Race Three – Brands Hatch

June 2017: Brands Hatch is a fabled stretch of tarmac, and with good reason – it’s set the scene of many an iconic race, from Grands Prix to Group C. The full GP circuit is fast and flowing, but rarely used for club racing, which tends to keep to the Indy loop. This is only 1.2 miles long, around the pits and back, but far from tame – the elevation changes are dramatic and there is plenty to upset even the best set-up cars. Paddock Hill bend sees you commit to an apex you can’t see, blind over the crest like the start of a rollercoaster. Anticipation was high!

This was another circuit that I’d never driven, so two weeks prior found us testing in the pouring rain. So wet was it, in fact, that it wasn’t worth swapping off the Uniroyal Rainsports tyres I use to get the car safely to events in all conditions – they were ideal for the job! Conditions like this demand confidence from the off, and are great to learn the car, allowing you to overstep the limit with minimal risk…
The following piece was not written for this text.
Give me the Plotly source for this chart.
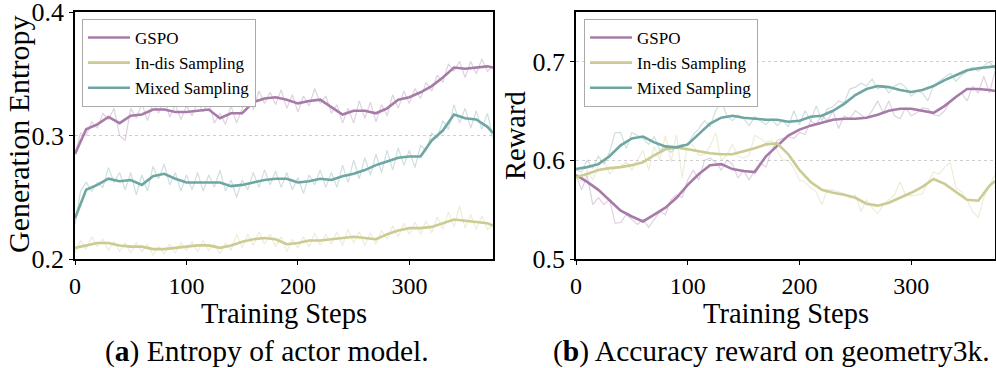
import plotly.graph_objects as go
from plotly.subplots import make_subplots

# ---- data ----
RAW_STEPS = list(range(0, 376, 5))
SMOOTH_STEPS = list(range(0, 371, 10)) + [375]

SERIES = ["GSPO", "In-dis Sampling", "Mixed Sampling"]

# (a) generation entropy
GSPO_ENT_RAW = [
    0.285, 0.302, 0.300, 0.311, 0.306, 0.318, 0.313, 0.322, 0.300, 0.296,
    0.322, 0.314, 0.326, 0.312, 0.327, 0.318, 0.330, 0.315, 0.325, 0.313,
    0.324, 0.316, 0.327, 0.319, 0.328, 0.310, 0.318, 0.309, 0.324, 0.310,
    0.322, 0.335, 0.321, 0.336, 0.326, 0.335, 0.325, 0.337, 0.322, 0.333,
    0.319, 0.332, 0.324, 0.338, 0.326, 0.332, 0.318, 0.325, 0.310, 0.322,
    0.310, 0.328, 0.314, 0.327, 0.311, 0.325, 0.316, 0.333, 0.322, 0.336,
    0.326, 0.338, 0.330, 0.343, 0.336, 0.349, 0.343, 0.358, 0.352, 0.360,
    0.347, 0.360, 0.350, 0.362, 0.352, 0.356,
]
INDIS_ENT_RAW = [
    0.205, 0.215, 0.208, 0.218, 0.210, 0.216, 0.207, 0.214, 0.206, 0.213,
    0.205, 0.213, 0.206, 0.212, 0.203, 0.210, 0.204, 0.212, 0.205, 0.213,
    0.207, 0.214, 0.206, 0.215, 0.207, 0.212, 0.204, 0.213, 0.207, 0.220,
    0.209, 0.220, 0.211, 0.222, 0.212, 0.220, 0.210, 0.218, 0.206, 0.216,
    0.209, 0.218, 0.210, 0.221, 0.211, 0.220, 0.212, 0.222, 0.211, 0.224,
    0.213, 0.222, 0.211, 0.221, 0.212, 0.223, 0.216, 0.227, 0.218, 0.229,
    0.220, 0.230, 0.220, 0.231, 0.221, 0.234, 0.224, 0.238, 0.226, 0.243,
    0.225, 0.236, 0.224, 0.235, 0.224, 0.227,
]
MIXED_ENT_RAW = [
    0.228, 0.255, 0.262, 0.255, 0.262, 0.258, 0.274, 0.262, 0.270, 0.256,
    0.270, 0.252, 0.268, 0.255, 0.275, 0.265, 0.277, 0.260, 0.270, 0.255,
    0.268, 0.256, 0.270, 0.255, 0.268, 0.258, 0.272, 0.255, 0.264, 0.250,
    0.264, 0.256, 0.270, 0.258, 0.272, 0.260, 0.271, 0.258, 0.270, 0.256,
    0.266, 0.253, 0.268, 0.260, 0.272, 0.258, 0.270, 0.258, 0.276, 0.262,
    0.280, 0.265, 0.282, 0.268, 0.285, 0.270, 0.288, 0.272, 0.290, 0.276,
    0.288, 0.274, 0.292, 0.288, 0.302, 0.298, 0.312, 0.305, 0.325, 0.310,
    0.322, 0.306, 0.320, 0.305, 0.318, 0.298,
]
GSPO_ENT_SMOOTH = [
    0.285, 0.305, 0.309, 0.315, 0.310, 0.316, 0.317, 0.321, 0.321, 0.319,
    0.319, 0.320, 0.321, 0.314, 0.318, 0.318, 0.327, 0.330, 0.331, 0.329,
    0.326, 0.328, 0.329, 0.323, 0.317, 0.320, 0.320, 0.318, 0.322, 0.329,
    0.331, 0.335, 0.340, 0.347, 0.355, 0.354, 0.355, 0.356, 0.355,
]
INDIS_ENT_SMOOTH = [
    0.209, 0.211, 0.213, 0.213, 0.211, 0.210, 0.210, 0.208, 0.208, 0.209,
    0.210, 0.211, 0.211, 0.209, 0.211, 0.214, 0.216, 0.217, 0.216, 0.212,
    0.213, 0.215, 0.215, 0.216, 0.217, 0.218, 0.217, 0.216, 0.220, 0.223,
    0.225, 0.225, 0.226, 0.229, 0.232, 0.231, 0.230, 0.229, 0.227,
]
MIXED_ENT_SMOOTH = [
    0.233, 0.256, 0.260, 0.265, 0.263, 0.264, 0.260, 0.267, 0.269, 0.265,
    0.262, 0.262, 0.262, 0.262, 0.259, 0.260, 0.262, 0.264, 0.265, 0.265,
    0.262, 0.263, 0.265, 0.264, 0.267, 0.269, 0.272, 0.276, 0.279, 0.282,
    0.283, 0.283, 0.296, 0.304, 0.317, 0.314, 0.313, 0.307, 0.302,
]

# (b) accuracy reward
GSPO_REW_RAW = [
    0.585, 0.570, 0.585, 0.555, 0.562, 0.555, 0.560, 0.536, 0.537, 0.545,
    0.540, 0.535, 0.540, 0.532, 0.540, 0.548, 0.545, 0.560, 0.565, 0.562,
    0.580, 0.590, 0.580, 0.600, 0.602, 0.598, 0.590, 0.600, 0.596, 0.582,
    0.590, 0.580, 0.590, 0.597, 0.593, 0.610, 0.620, 0.622, 0.624, 0.622,
    0.628, 0.626, 0.640, 0.636, 0.646, 0.640, 0.650, 0.632, 0.645, 0.642,
    0.650, 0.646, 0.642, 0.650, 0.660, 0.648, 0.660, 0.645, 0.642, 0.653,
    0.645, 0.648, 0.653, 0.652, 0.646, 0.645, 0.650, 0.660, 0.665, 0.668,
    0.660, 0.675, 0.668, 0.685, 0.668, 0.690,
]
INDIS_REW_RAW = [
    0.582, 0.578, 0.590, 0.580, 0.595, 0.600, 0.586, 0.592, 0.594, 0.598,
    0.590, 0.600, 0.610, 0.590, 0.614, 0.600, 0.625, 0.598, 0.626, 0.582,
    0.618, 0.615, 0.605, 0.606, 0.614, 0.628, 0.600, 0.605, 0.616, 0.604,
    0.602, 0.605, 0.625, 0.622, 0.618, 0.620, 0.610, 0.600, 0.600, 0.592,
    0.580, 0.578, 0.572, 0.568, 0.555, 0.570, 0.570, 0.568, 0.566, 0.562,
    0.565, 0.548, 0.560, 0.552, 0.546, 0.555, 0.560, 0.565, 0.578, 0.565,
    0.564, 0.565, 0.566, 0.578, 0.588, 0.586, 0.593, 0.598, 0.572, 0.568,
    0.560, 0.548, 0.542, 0.562, 0.575, 0.585,
]
MIXED_REW_RAW = [
    0.590, 0.588, 0.600, 0.592, 0.604, 0.596, 0.608, 0.628, 0.628, 0.612,
    0.628, 0.625, 0.622, 0.616, 0.624, 0.610, 0.614, 0.608, 0.614, 0.616,
    0.615, 0.626, 0.632, 0.640, 0.634, 0.650, 0.660, 0.645, 0.640, 0.646,
    0.642, 0.635, 0.644, 0.640, 0.636, 0.642, 0.635, 0.640, 0.634, 0.650,
    0.636, 0.650, 0.640, 0.655, 0.640, 0.652, 0.654, 0.660, 0.658, 0.672,
    0.674, 0.678, 0.675, 0.682, 0.672, 0.676, 0.668, 0.675, 0.678, 0.674,
    0.665, 0.670, 0.668, 0.660, 0.676, 0.680, 0.684, 0.688, 0.680, 0.686,
    0.690, 0.694, 0.690, 0.695, 0.700, 0.692,
]
GSPO_REW_SMOOTH = [
    0.585, 0.578, 0.570, 0.559, 0.549, 0.543, 0.538, 0.545, 0.552, 0.562,
    0.575, 0.586, 0.595, 0.596, 0.591, 0.589, 0.588, 0.604, 0.615, 0.625,
    0.631, 0.635, 0.638, 0.641, 0.642, 0.642, 0.643, 0.646, 0.650, 0.652,
    0.652, 0.650, 0.648, 0.655, 0.664, 0.672, 0.672, 0.671, 0.670,
]
INDIS_REW_SMOOTH = [
    0.583, 0.586, 0.590, 0.592, 0.593, 0.595, 0.598, 0.605, 0.611, 0.613,
    0.611, 0.609, 0.607, 0.606, 0.606, 0.609, 0.612, 0.616, 0.617, 0.606,
    0.590, 0.578, 0.570, 0.567, 0.565, 0.562, 0.556, 0.554, 0.557, 0.562,
    0.567, 0.573, 0.581, 0.576, 0.568, 0.560, 0.559, 0.574, 0.579,
]
MIXED_REW_SMOOTH = [
    0.591, 0.593, 0.596, 0.604, 0.615, 0.622, 0.624, 0.618, 0.614, 0.613,
    0.616, 0.626, 0.637, 0.643, 0.645, 0.643, 0.642, 0.641, 0.641, 0.639,
    0.640, 0.644, 0.645, 0.650, 0.657, 0.666, 0.672, 0.675, 0.674, 0.671,
    0.669, 0.671, 0.675, 0.681, 0.686, 0.691, 0.693, 0.694, 0.695,
]

COLORS = ["#a77ba8", "#cbcb93", "#6fa6a3"]
RAW_COLORS = ["rgba(167,123,168,0.35)", "rgba(203,203,147,0.35)", "rgba(111,166,163,0.35)"]
FONT = "Liberation Serif"
W, H = 996, 368


def px(x):
    return x / W


def py(y):
    return 1 - y / H


fig = make_subplots(rows=1, cols=2)

panels = [
    (1, [GSPO_ENT_RAW, INDIS_ENT_RAW, MIXED_ENT_RAW], [GSPO_ENT_SMOOTH, INDIS_ENT_SMOOTH, MIXED_ENT_SMOOTH], "legend"),
    (2, [GSPO_REW_RAW, INDIS_REW_RAW, MIXED_REW_RAW], [GSPO_REW_SMOOTH, INDIS_REW_SMOOTH, MIXED_REW_SMOOTH], "legend2"),
]
for col, raws, smooths, leg in panels:
    for i, raw in enumerate(raws):
        fig.add_trace(go.Scatter(x=RAW_STEPS, y=raw, mode="lines", showlegend=False,
                                 line=dict(color=RAW_COLORS[i], width=1.2), hoverinfo="skip"),
                      row=1, col=col)
    for i, sm in enumerate(smooths):
        fig.add_trace(go.Scatter(x=SMOOTH_STEPS, y=sm, mode="lines", name=SERIES[i], legend=leg,
                                 line=dict(color=COLORS[i], width=2.6)),
                      row=1, col=col)

axis_common = dict(showline=True, mirror=True, linecolor="black", linewidth=1.5,
                   ticks="outside", ticklen=4, tickwidth=1.2, tickcolor="black",
                   tickfont=dict(family=FONT, size=24, color="black"), zeroline=False,
                   automargin=False, ticklabeloverflow="allow")

fig.update_xaxes(range=[0, 375], tickvals=[0, 100, 200, 300], showgrid=False, **axis_common)
fig.update_yaxes(showgrid=True, gridcolor="#cfcfcf", griddash="dot", gridwidth=1, **axis_common)
fig.update_xaxes(domain=[px(75), px(493)], row=1, col=1)
fig.update_xaxes(domain=[px(576), px(995)], row=1, col=2)
fig.update_yaxes(domain=[py(259), py(12)])
fig.update_yaxes(range=[0.2, 0.4], tickvals=[0.2, 0.3, 0.4], ticktext=["0.2", "0.3", "0.4"],
                 tickfont=dict(size=26), row=1, col=1)
fig.update_yaxes(range=[0.5, 0.75], tickvals=[0.5, 0.6, 0.7], ticktext=["0.5", "0.6", "0.7"],
                 tickfont=dict(size=26), row=1, col=2)

legend_style = dict(bgcolor="white", bordercolor="#aaaaaa", borderwidth=1,
                    font=dict(family=FONT, size=17, color="black"),
                    xanchor="left", yanchor="top", tracegroupgap=0, itemwidth=42)
fig.update_layout(
    width=W, height=H, margin=dict(l=0, r=0, t=0, b=0),
    plot_bgcolor="white", paper_bgcolor="white",
    legend=dict(x=px(82), y=py(19), **legend_style),
    legend2=dict(x=px(584), y=py(19), **legend_style),
)

title_font = dict(family=FONT, size=28.5, color="black")
caption_font = dict(family=FONT, size=29.5, color="black")
annotations = [
    dict(text="Generation Entropy", x=px(18), y=py(135), textangle=-90, font=dict(family=FONT, size=30, color="black")),
    dict(text="Reward", x=px(515), y=py(136), textangle=-90, font=title_font),
    dict(text="Training Steps", x=px(284), y=py(313), font=title_font),
    dict(text="Training Steps", x=px(786), y=py(313), font=title_font),
    dict(text="(<b>a</b>) Entropy of actor model.", x=px(267), y=py(351), font=caption_font),
    dict(text="(<b>b</b>) Accuracy reward on geometry3k.", x=px(771), y=py(351), font=caption_font),
]
for a in annotations:
    fig.add_annotation(xref="paper", yref="paper", showarrow=False, xanchor="center", yanchor="middle", **a)

fig.write_html("out.html", config={"displayModeBar": False},
               post_script="document.body.style.margin='0';")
Fortunately, it dried up over lunch and we were able to get some good dry running done to figure out the quickest way around the circuit. In what felt like no time at all, I was sitting in Friday afternoon traffic on the M25 in 32°C heat getting the car down to scrutineering.

Qualifying two drivers at Brands is a little easier, since the circuit is only a 58-second lap, so we got 18 racked up in the session. James went out first to do eight timed laps, then I jumped in for a turn. Annoyingly, we started to suffer from fuel starvation going over Paddock Hill, so ultimate pace wasn’t to be found, but we still did enough to beat the only other car in our class and put ourselves 30th of 37 overall.

We’d planned for James to start the race, which meant my very first time standing on the pit wall to watch my car leave the grid in the middle of the pack. It felt like quite a momentous occasion, enough to move me to actually face the camera for once…

James got through the busy start without incident, and set about doing some good racing, putting in some laps even quicker than his qualifying run. The car managed to produce some extra drama of its own five minutes in – in making a particularly hurried third-to-fourth gearchange to complete a pass on our Class D competitors Ollie Steek and Matthew Ellis, James pulled the gearknob off, not realising this until he next needed it.. braking late and off-line into Paddock Hill!

Showing impressive presence of mind and keeping his cool, James realised what had happened, got the gear with his palm and not only kept the car on the black stuff, but held his position. Long after the circuit got busy with Class A cars carving through the field, he handed the car over to me from the class lead.

 

Sadly, the rules in Roadsports include “success penalties”, whereby cars that have won or finished on the podium in previous races must serve a time penalty in their pitstop. I was held for an additional 25 seconds for having won the previous two races, more than enough for the #24 BMW Compact to retake the lead. After just six short laps of reeling in our opposition, an incident brought out the safety car and ate up valuable race time. We were only live again for another three laps before a heavy crash at Druids stopped the race six minutes early.

The final tally shows we finished 25th of 34 starters, but thirteen seconds behind our class competition of Steek/Ellis. Mixed emotions – we’d been the faster car, we’d passed them on the circuit and set the class fastest lap, but the race was cut short and our success penalty had robbed us of another win. It seemed a shame to realise that Ollie and Matthew also felt a hollow victory, knowing that it was only the “balancing” rules that had handed it to them – a strong argument against such artificial influence in race results, we thought. Here’s the footage from onboard the car:

The report of this race wouldn’t be complete without talking about the heat. The temperature never dropped below the high twenties all day, and in the car – with no insulation at all between us and the engine and exhaust heat – the conditions were punishing. I take my hat off to endurance drivers who can stand hours-long stints in cars that run even hotter than ours – twenty minutes was more than enough to leave us gasping! The need for driver fitness and taking proper care of oneself was underlined by seeing Petteri Jokinen, whose turbocharged Mini would certainly have been harder work than our car, collapse from heat exhaustion after the finish.

Still, we left the circuit feeling we’d had another successful day. We’d got through scrutineering, qualified the car, shown good pace and finished a hectic race without incident. That can never be a bad result when competing in a road-going car with such limited budget.